The reality-distortion zone is alive and well.
Just in case any one is wondering whether Steve Jobs still had his old touch, consider this: More than 300 stories have been written about the iMac since mid-May.
Not bad considering how the world is hyperventilating over what is, at best, a mildly interesting $1,299 machine that incorporates not a whit of the revolutionary design embraced in the original Macintosh.
Yet with 150,000 people placing their pre-orders, the iMac debut is shaping up to become Apple's biggest product rollout since 1984.
Imus on iMac
Everywhere you turn, iMac frenzy is mounting. In newspapers, magazines and television, the amount of PR devoted to Apple's new entry in the consumer market has been nothing less than astounding.
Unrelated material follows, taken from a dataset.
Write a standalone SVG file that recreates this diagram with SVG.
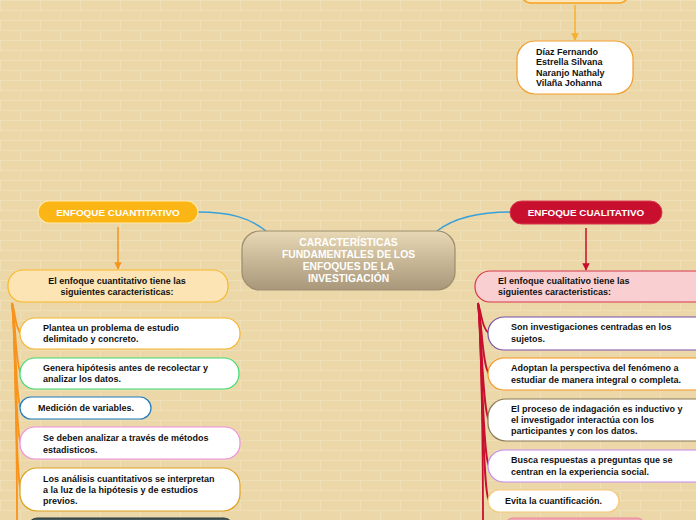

Even morning shock jock Don Imus has featured the iMac on drive time.
Investors have pushed shares up to their highest levels in nearly three years, on hopes the turnaround is for real.
Steve Jobs -- miracle worker?
Not exactly, but Apple's "interim" CEO-for-life is living up to his reputation as a master impresario.
If anybody thinks Apple could have pulled off this stunt had it still been under the Teutonic tutelage of Michael Spindler or the wooden stewardship of Amelio, then I've got two Web virgins who plan to do it on ourfirsttime.com.
Smoke and mirrors?
The effectiveness of Apple's PR campaign is all the more remarkable considering the product in question.
Sure, the egg-shaped iMac is cute computer with a few nice bells and whistles, not to mention that curious, bluish-green hue. But it's not going to change the world.
Plus, iMac buyers are still going to need to pay extra to save files on floppy disks -- a real inconvenience for home users -- or connect their computers to printers.
Ah, but then there's the Jobs factor to consider. Charm is worth its weight in gold, and many of the (usually) sober souls inhabiting the Fourth Estate have been given to unusual palpitations and ecstatic blatherings in discussing the iMac.
"At the end of the day, the media has little to do with the pursuit of truth and everything to do with entertainment," said one source involved in the iMac project.
"Look -- this industry's been boring. Everything in the last year has been about the Internet. Does Steve have star appeal? Sure he does -- and there's nothing wrong with that."
One former Apple hand who spent most of the 1980s and 1990s as a senior staffer at Camp Cupertino offers an even crasser explanation.
"A lot of reporters covering Apple 'missed it' the first time around and they're getting seduced by Steve, who is masterful about weaving his magic. Steve's a legend, and they're getting a chance to experience it."
But it's not all smoke and mirrors.
Under Jobs, Apple has rebuilt some of its lost cachet by sticking with a clever brand advertising campaign that has seeped into the cultural vocabulary. Considering Apple's perennial inability to stay with anything resembling a strategy, the company did itself a huge favor by taking its "Think Different" motto to heart.
"The fact that they're sticking with something is a change," noted the former Apple exec. "And they're sticking with it."
That's not an inconsiderable change, considering the rooted consensus culture that has been the bane of prior Apple CEOs. And like other Apple CEOs, Jobs has been managing from the outside -- exploiting the company's name brand and trading on his own charisma -- to generate a buzz.
One huge difference: We're talking Bill Gates-status here. Only a select number of superstars have membership to this elite club -- and Jobs is a charter founder. At the end of the day, that may turn out to be Apple's ultimate ace.